(Exercise)
Without the pictures, repeat the listing character for character.

##########

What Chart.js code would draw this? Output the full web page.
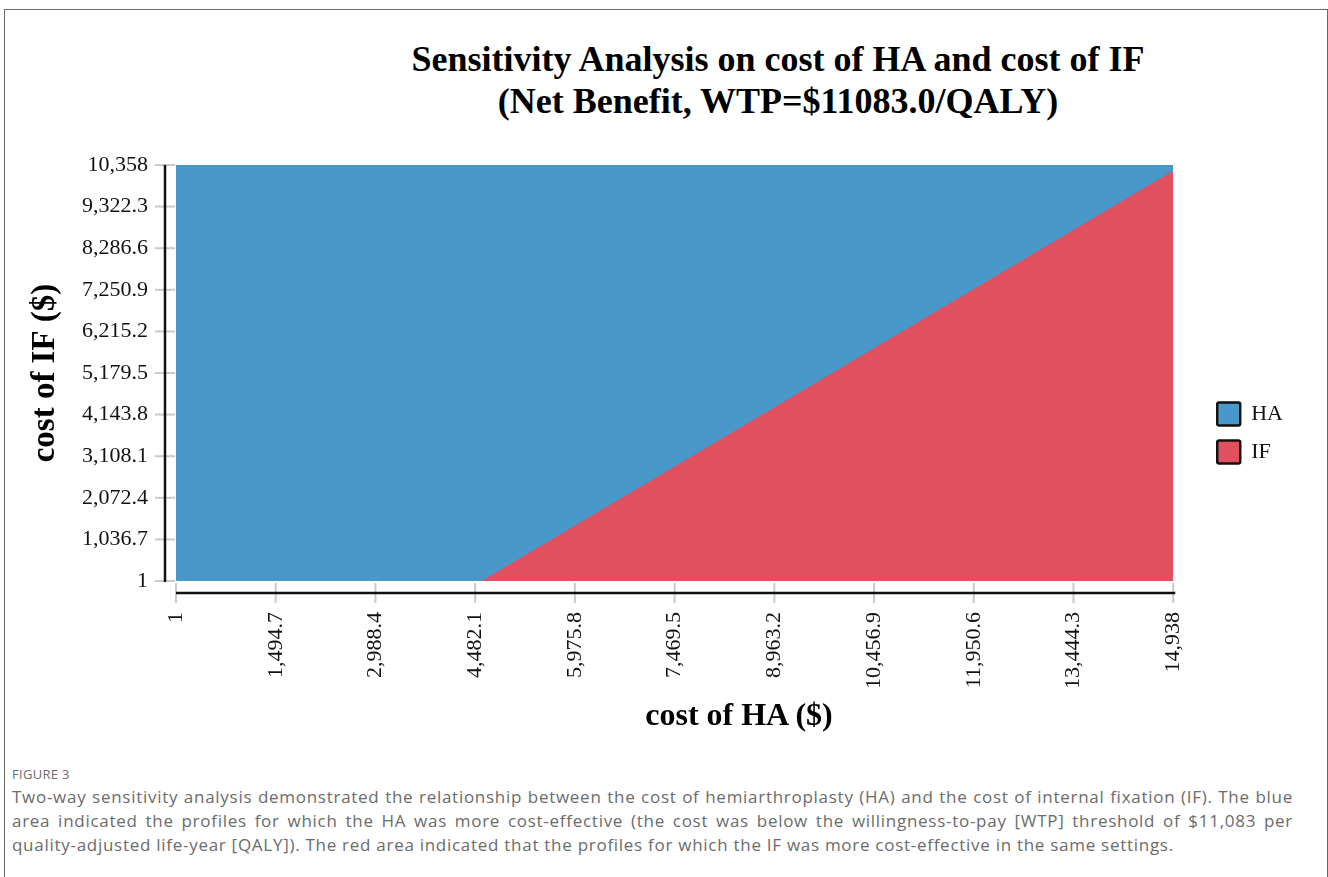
<!DOCTYPE html>
<html><head><meta charset="utf-8">
<script src="https://cdn.jsdelivr.net/npm/chart.js@4.4.1/dist/chart.umd.min.js"></script>
<style>
html,body{margin:0;padding:0;width:1328px;height:877px;overflow:hidden;background:#fff;}
#frame{position:absolute;left:4px;top:9px;width:1322px;height:920px;border:1px solid #6a6a6a;}
#chartWrap{position:absolute;left:0;top:0;width:1328px;height:740px;}
#title{position:absolute;left:378px;top:38px;width:800px;text-align:center;font:bold 36px "Liberation Serif","Times New Roman",serif;line-height:42px;color:#000;}
#xtitle{position:absolute;left:539px;top:694px;width:400px;text-align:center;font:bold 32px "Liberation Serif","Times New Roman",serif;line-height:40px;color:#000;}
#cap{position:absolute;left:12px;top:764px;width:1281px;font-family:"Open Sans",Lato,sans-serif;color:#6b6b6b;}
#cap .fig{font-size:13px;letter-spacing:0.3px;line-height:20px;margin-bottom:1px;}
#cap .ln{font-size:17px;line-height:24px;white-space:nowrap;letter-spacing:0.72px;}
#cap .j{text-align:justify;text-align-last:justify;}
</style></head>
<body>
<div id="frame"></div>
<div id="title">Sensitivity Analysis on cost of HA and cost of IF<br>(Net Benefit, WTP=$11083.0/QALY)</div>
<div id="chartWrap"><canvas id="c" width="1328" height="740"></canvas></div>
<div id="xtitle">cost of HA ($)</div>
<div id="cap">
<div class="fig">FIGURE 3</div>
<div class="ln j">Two-way sensitivity analysis demonstrated the relationship between the cost of hemiarthroplasty (HA) and the cost of internal fixation (IF). The blue</div>
<div class="ln j">area indicated the profiles for which the HA was more cost-effective (the cost was below the willingness-to-pay [WTP] threshold of $11,083 per</div>
<div class="ln">quality-adjusted life-year [QALY]). The red area indicated that the profiles for which the IF was more cost-effective in the same settings.</div>
</div>
<script>
// ---- data ----
const xTicks = [1, 1494.7, 2988.4, 4482.1, 5975.8, 7469.5, 8963.2, 10456.9, 11950.6, 13444.3, 14938];
const yTicks = [1, 1036.7, 2072.4, 3108.1, 4143.8, 5179.5, 6215.2, 7250.9, 8286.6, 9322.3, 10358];
const seriesNames = ['HA', 'IF'];
// HA preferred region: whole grid up to the top edge
const haX = [1, 14938];
const haY = [10358, 10358];
// IF preferred region: below the break-even line
const ifX = [4578, 14938];
const ifY = [1, 10216];
const colors = ['#4899c9', '#e0505f'];

const serif = '"Liberation Serif","Times New Roman",serif';
const toPts = (xs, ys) => xs.map((x, i) => ({x: x, y: ys[i]}));
const fmt = v => Number(v).toLocaleString('en-US', {maximumFractionDigits: 1});

const axisDecor = {
  id: 'axisDecor',
  afterLayout(chart) {
    chart.legend.left += 29; chart.legend.right += 29;
  },
  afterDraw(chart) {
    const {ctx, chartArea: a, scales: {x, y}} = chart;
    ctx.save();
    ctx.strokeStyle = '#c9c9c9'; ctx.lineWidth = 2;
    ctx.beginPath();
    x.ticks.forEach(t => { const p = x.getPixelForValue(t.value); ctx.moveTo(p, a.bottom + 2); ctx.lineTo(p, a.bottom + 22); });
    y.ticks.forEach(t => { const p = y.getPixelForValue(t.value); ctx.moveTo(a.left - 21, p); ctx.lineTo(a.left - 1, p); });
    ctx.stroke();
    ctx.strokeStyle = '#111'; ctx.lineWidth = 2.5;
    ctx.beginPath();
    ctx.moveTo(a.left - 11, a.top); ctx.lineTo(a.left - 11, a.bottom + 1);
    ctx.moveTo(a.left, a.bottom + 12); ctx.lineTo(a.right + 2, a.bottom + 12);
    ctx.stroke();
    ctx.restore();
  }
};

const chart = new Chart(document.getElementById('c'), {
  type: 'line',
  data: {
    datasets: [
      {label: seriesNames[0], data: toPts(haX, haY), backgroundColor: colors[0], borderColor: colors[0], borderWidth: 0, pointRadius: 0, tension: 0, fill: {value: 1}, order: 2},
      {label: seriesNames[1], data: toPts(ifX, ifY), backgroundColor: colors[1], borderColor: colors[1], borderWidth: 0, pointRadius: 0, tension: 0, fill: {value: 1}, order: 1}
    ]
  },
  options: {
    responsive: false,
    animation: false,
    devicePixelRatio: 1,
    layout: {padding: {top: 165, bottom: 39, left: 0, right: 64}},
    plugins: {
      title: {display: false},
      tooltip: {enabled: false},
      legend: {
        position: 'right',
        align: 'center',
        labels: {
          font: {family: serif, size: 22},
          color: '#111',
          boxWidth: 23, boxHeight: 23, padding: 15,
          sort: (a, b) => a.datasetIndex - b.datasetIndex,
          generateLabels: (ch) => Chart.defaults.plugins.legend.labels.generateLabels(ch).map(l => Object.assign(l, {strokeStyle: '#111', lineWidth: 2.5, borderRadius: 2}))
        }
      }
    },
    scales: {
      x: {
        type: 'linear', min: 1, max: 14938,
        afterBuildTicks: s => { s.ticks = xTicks.map(v => ({value: v})); },
        afterFit: s => { s.height = 120; },
        grid: {display: false, drawTicks: false},
        border: {display: false},
        ticks: {autoSkip: false, minRotation: 90, maxRotation: 90, padding: 31, color: '#111', font: {family: serif, size: 22}, callback: v => fmt(v)}
      },
      y: {
        type: 'linear', min: 1, max: 10358,
        afterBuildTicks: s => { s.ticks = yTicks.map(v => ({value: v})); },
        afterFit: s => { s.width = 176; },
        grid: {display: false, drawTicks: false},
        border: {display: false},
        ticks: {autoSkip: false, padding: 28, color: '#111', font: {family: serif, size: 22}, callback: v => fmt(v)},
        title: {display: true, text: 'cost of IF ($)', color: '#000', font: {family: serif, size: 33, weight: 'bold'}, padding: {top: 26, bottom: 0}}
      }
    }
  },
  plugins: [axisDecor]
});
</script>
</body></html>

##########

(Solution to this problem)
What Chart.js code would draw this? Output the full web page.
<!DOCTYPE html>
<html><head><meta charset="utf-8">
<script src="https://cdn.jsdelivr.net/npm/chart.js@4.4.1/dist/chart.umd.min.js"></script>
<style>
html,body{margin:0;padding:0;width:1328px;height:877px;overflow:hidden;background:#fff;}
#frame{position:absolute;left:4px;top:9px;width:1322px;height:920px;border:1px solid #6a6a6a;}
#chartWrap{position:absolute;left:0;top:0;width:1328px;height:740px;}
#title{position:absolute;left:378px;top:38px;width:800px;text-align:center;font:bold 36px "Liberation Serif","Times New Roman",serif;line-height:42px;color:#000;}
#xtitle{position:absolute;left:539px;top:694px;width:400px;text-align:center;font:bold 32px "Liberation Serif","Times New Roman",serif;line-height:40px;color:#000;}
#cap{position:absolute;left:12px;top:764px;width:1281px;font-family:"Open Sans",Lato,sans-serif;color:#6b6b6b;}
#cap .fig{font-size:13px;letter-spacing:0.3px;line-height:20px;margin-bottom:1px;}
#cap .ln{font-size:17px;line-height:24px;white-space:nowrap;letter-spacing:0.72px;}
#cap .j{text-align:justify;text-align-last:justify;}
</style></head>
<body>
<div id="frame"></div>
<div id="title">Sensitivity Analysis on cost of HA and cost of IF<br>(Net Benefit, WTP=$11083.0/QALY)</div>
<div id="chartWrap"><canvas id="c" width="1328" height="740"></canvas></div>
<div id="xtitle">cost of HA ($)</div>
<div id="cap">
<div class="fig">FIGURE 3</div>
<div class="ln j">Two-way sensitivity analysis demonstrated the relationship between the cost of hemiarthroplasty (HA) and the cost of internal fixation (IF). The blue</div>
<div class="ln j">area indicated the profiles for which the HA was more cost-effective (the cost was below the willingness-to-pay [WTP] threshold of $11,083 per</div>
<div class="ln">quality-adjusted life-year [QALY]). The red area indicated that the profiles for which the IF was more cost-effective in the same settings.</div>
</div>
<script>
// ---- data ----
const xTicks = [1, 1494.7, 2988.4, 4482.1, 5975.8, 7469.5, 8963.2, 10456.9, 11950.6, 13444.3, 14938];
const yTicks = [1, 1036.7, 2072.4, 3108.1, 4143.8, 5179.5, 6215.2, 7250.9, 8286.6, 9322.3, 10358];
const seriesNames = ['HA', 'IF'];
// HA preferred region: whole grid up to the top edge
const haX = [1, 14938];
const haY = [10358, 10358];
// IF preferred region: below the break-even line
const ifX = [4578, 14938];
const ifY = [1, 10216];
const colors = ['#4899c9', '#e0505f'];

const serif = '"Liberation Serif","Times New Roman",serif';
const toPts = (xs, ys) => xs.map((x, i) => ({x: x, y: ys[i]}));
const fmt = v => Number(v).toLocaleString('en-US', {maximumFractionDigits: 1});

const axisDecor = {
  id: 'axisDecor',
  afterLayout(chart) {
    chart.legend.left += 29; chart.legend.right += 29;
  },
  afterDraw(chart) {
    const {ctx, chartArea: a, scales: {x, y}} = chart;
    ctx.save();
    ctx.strokeStyle = '#c9c9c9'; ctx.lineWidth = 2;
    ctx.beginPath();
    x.ticks.forEach(t => { const p = x.getPixelForValue(t.value); ctx.moveTo(p, a.bottom + 2); ctx.lineTo(p, a.bottom + 22); });
    y.ticks.forEach(t => { const p = y.getPixelForValue(t.value); ctx.moveTo(a.left - 21, p); ctx.lineTo(a.left - 1, p); });
    ctx.stroke();
    ctx.strokeStyle = '#111'; ctx.lineWidth = 2.5;
    ctx.beginPath();
    ctx.moveTo(a.left - 11, a.top); ctx.lineTo(a.left - 11, a.bottom + 1);
    ctx.moveTo(a.left, a.bottom + 12); ctx.lineTo(a.right + 2, a.bottom + 12);
    ctx.stroke();
    ctx.restore();
  }
};

const chart = new Chart(document.getElementById('c'), {
  type: 'line',
  data: {
    datasets: [
      {label: seriesNames[0], data: toPts(haX, haY), backgroundColor: colors[0], borderColor: colors[0], borderWidth: 0, pointRadius: 0, tension: 0, fill: {value: 1}, order: 2},
      {label: seriesNames[1], data: toPts(ifX, ifY), backgroundColor: colors[1], borderColor: colors[1], borderWidth: 0, pointRadius: 0, tension: 0, fill: {value: 1}, order: 1}
    ]
  },
  options: {
    responsive: false,
    animation: false,
    devicePixelRatio: 1,
    layout: {padding: {top: 165, bottom: 39, left: 0, right: 64}},
    plugins: {
      title: {display: false},
      tooltip: {enabled: false},
      legend: {
        position: 'right',
        align: 'center',
        labels: {
          font: {family: serif, size: 22},
          color: '#111',
          boxWidth: 23, boxHeight: 23, padding: 15,
          sort: (a, b) => a.datasetIndex - b.datasetIndex,
          generateLabels: (ch) => Chart.defaults.plugins.legend.labels.generateLabels(ch).map(l => Object.assign(l, {strokeStyle: '#111', lineWidth: 2.5, borderRadius: 2}))
        }
      }
    },
    scales: {
      x: {
        type: 'linear', min: 1, max: 14938,
        afterBuildTicks: s => { s.ticks = xTicks.map(v => ({value: v})); },
        afterFit: s => { s.height = 120; },
        grid: {display: false, drawTicks: false},
        border: {display: false},
        ticks: {autoSkip: false, minRotation: 90, maxRotation: 90, padding: 31, color: '#111', font: {family: serif, size: 22}, callback: v => fmt(v)}
      },
      y: {
        type: 'linear', min: 1, max: 10358,
        afterBuildTicks: s => { s.ticks = yTicks.map(v => ({value: v})); },
        afterFit: s => { s.width = 176; },
        grid: {display: false, drawTicks: false},
        border: {display: false},
        ticks: {autoSkip: false, padding: 28, color: '#111', font: {family: serif, size: 22}, callback: v => fmt(v)},
        title: {display: true, text: 'cost of IF ($)', color: '#000', font: {family: serif, size: 33, weight: 'bold'}, padding: {top: 26, bottom: 0}}
      }
    }
  },
  plugins: [axisDecor]
});
</script>
</body></html>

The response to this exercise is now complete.